2nd Defender - Cover
Key coaching points are:
Key coaching points are:
- Cover player must sprint into position with a looping run to the outside of the direction in which the Pressure player is steering the attacker, and then shout "Cover" very loudly once in place, but not before.
- Appropriate cover must be a distance of about 6-8 feet.
- The outside of the Covering player's shoulder should be aligned with the inside of the shoulder of the Pressure player so that the attacker sees a wall of two players in his way. Basically, the two defenders are trying to create a funnel that locks the attacker at the touch-line.
- Cover player's stance will be slightly more square, as he must be prepared to leap quickly to outside side if the attacker tries to spin around the outside of the Pressure player.

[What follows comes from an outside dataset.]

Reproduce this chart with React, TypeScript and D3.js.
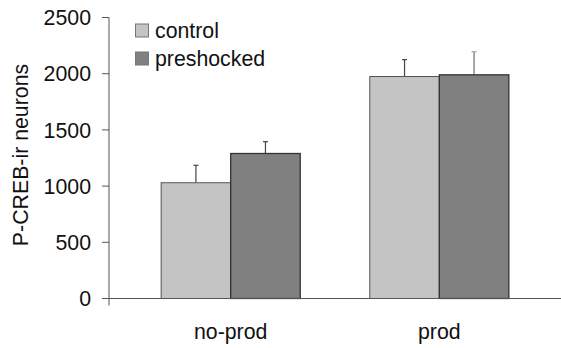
import React from 'react'
import * as d3 from 'd3'

const categories = ['no-prod', 'prod']
const seriesNames = ['control', 'preshocked']
const controlValues = [1030, 1975]
const controlErrors = [155, 150]
const preshockedValues = [1290, 1990]
const preshockedErrors = [105, 205]
const yTicks = [0, 500, 1000, 1500, 2000, 2500]

const width = 561
const height = 348
const axisX = 109
const yBottom = 298.5
const yTop = 17.5
const font = '"Liberation Sans", Arial, sans-serif'
const fs = 21.3

const fills = ['#c4c4c4', '#808080']
const strokes = ['#555', '#333']

export default function App() {
  const y = d3.scaleLinear().domain([0, 2500]).range([yBottom, yTop])
  const x0 = d3.scaleBand().domain(categories).range([axisX, width])
    .paddingInner(1 / 3).paddingOuter(0.25)
  const x1 = d3.scaleBand().domain(seriesNames).range([0, x0.bandwidth()])

  const series = [
    {name: 'control', values: controlValues, errors: controlErrors},
    {name: 'preshocked', values: preshockedValues, errors: preshockedErrors},
  ]

  return (
    <svg width={width} height={height} style={{position: 'absolute', left: 0, top: 0}}
         fontFamily={font}>
      <rect width={width} height={height} fill="#fff" />

      {/* bars */}
      {series.map((s, si) => (
        <g key={s.name}>
          {categories.map((c, ci) => {
            const bx = x0(c)! + x1(s.name)!
            const v = s.values[ci]
            const cx = bx + x1.bandwidth() / 2
            const errCol = si === 1 && ci === 1 ? '#a0a0a0' : '#444'
            return (
              <g key={c}>
                <line x1={cx} x2={cx} y1={y(v)} y2={y(v + s.errors[ci])}
                      stroke={errCol} strokeWidth={si === 1 && ci === 1 ? 1.8 : 1.2} />
                <line x1={cx - 2.5} x2={cx + 2.5} y1={y(v + s.errors[ci])} y2={y(v + s.errors[ci])}
                      stroke={errCol} strokeWidth={1.2} />
                <rect x={bx} y={y(v)} width={x1.bandwidth()} height={yBottom - y(v)}
                      fill={fills[si]} stroke={strokes[si]} strokeWidth={si === 0 ? 1 : 1.3} />
              </g>
            )
          })}
        </g>
      ))}

      {/* axes */}
      <line x1={axisX} x2={width} y1={yBottom} y2={yBottom} stroke="#555" />
      <line x1={axisX} x2={axisX} y1={yTop} y2={yBottom + 7} stroke="#555" />
      {yTicks.map(t => (
        <g key={t}>
          <line x1={axisX - 7} x2={axisX} y1={y(t)} y2={y(t)} stroke="#555" />
          <text x={91} y={y(t)} dy="0.36em" textAnchor="end" fontSize={fs} fill="#111">{t}</text>
        </g>
      ))}
      {categories.map(c => (
        <text key={c} x={x0(c)! + x0.bandwidth() / 2} y={339} textAnchor="middle"
              fontSize={fs} fill="#111">{c}</text>
      ))}
      <text transform={`translate(27.5, 155) rotate(-90)`} textAnchor="middle"
            fontSize={fs} fill="#111">P-CREB-ir neurons</text>

      {/* legend */}
      {seriesNames.map((n, i) => (
        <g key={n} transform={`translate(135, ${24 + i * 28})`}>
          <rect x={0.5} y={0} width={13} height={13} fill={fills[i]} stroke="#777" />
          <text x={20} y={14} fontSize={fs} fill="#111">{n}</text>
        </g>
      ))}
    </svg>
  )
}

- It is the Pressure player's job to watch the ball and the Cover player's job to watch the attacker and to give directions to the Pressure player.
- Speed of movement
- Sprint! Be moving a split second after the ball is lost!
- Angle of run
- Run on a curved line that will bring you within a few strides goal-side of your pressure man and then close down on a goal-side line to the ball.
- How close to get
- Close enough to help choke off dangerous passing lanes on your side of the ball. Close enough for the challenger to hear and feel your support. Close enough to apply pressure immediately if the challenger is beaten.
- Why communication is so important
- Your position gives you a wider picture, so you can make better decisions. When the Pressure player knows his support is in place, he can work without seeing you, as long as he hears you. Continue giving encouragement and quick, clear, confident instructions. As a general rule of thumb, say nothing unless you are in position to back it up! Your teammate doesn't just need support; he needs to KNOW that he has it. If he tackles and is beaten and you're not in position to cover, you're both beaten and out of the game until you can recover from behind the ball. Let the Pressure player know when he is Covered. Announce your arrival loud and clear!
- Giving directions
- One of the most common directions that the Cover player will give is "Take him wide" or "Line, line". This instruction means that the Pressure player is being instructed to steer the attacker towards the nearest touch-line. He does this by showing him more space to the outside. The Cover player will be goal-side of the ball, and also goal-side of the Pressure player, so that he can quickly move to provide Pressure if the attacker manages to cut inside of the Pressure player. He is dropped down about 2 yards, so that he also is available to close down the touch-line run if the attacker accelerates past the Pressure player.
- Another popular instruction, used mostly by older players, is "Turn him in", meaning turn him towards the center area of the field. If you see you cannot cover effectively if play goes wide, or you realize the defense is being stretched across the field, tell the challenger to show the inside path where cover can more easily be provided and the defense can retain depth and compactness. Take position a few strides closer to goal than the challenger, inside him in the direction you want play to go.
- When to encourage the steal
- As soon as you have steered the attacker within about 1-2 feet of the touch-line, it is time to consider a counter-attack. In addition, if the attacker appears to be losing courage and is considering turning his back on your group, it is time to shout "Go in!" or "Close" or "Take him". When your Pressure player is on the counterattack, the Cover player must stay balanced, alert, and ready to close down and pressurize if the tackle fails.
- What if the opponent succeeds in making a pass
- If the ball carrier manages to make a pass, your response will depend on whether the pass is forward, square or back. With the changed situation, you must decide whether your job is now to pressure, support, track down, mark, or destroy opponent's support.
- The decision to provide support is made too late.
- Player doesn't work hard enough to achieve effective covering position and supports from too far away - which is no support at all.
- Supporting player doesn't tell the challenger he is in position, or tells him that he is covered while still too far away.
- Supporting player doesn't encourage the challenge.
- Supporting player doesn't maintain concentration and fails to react quickly to the play.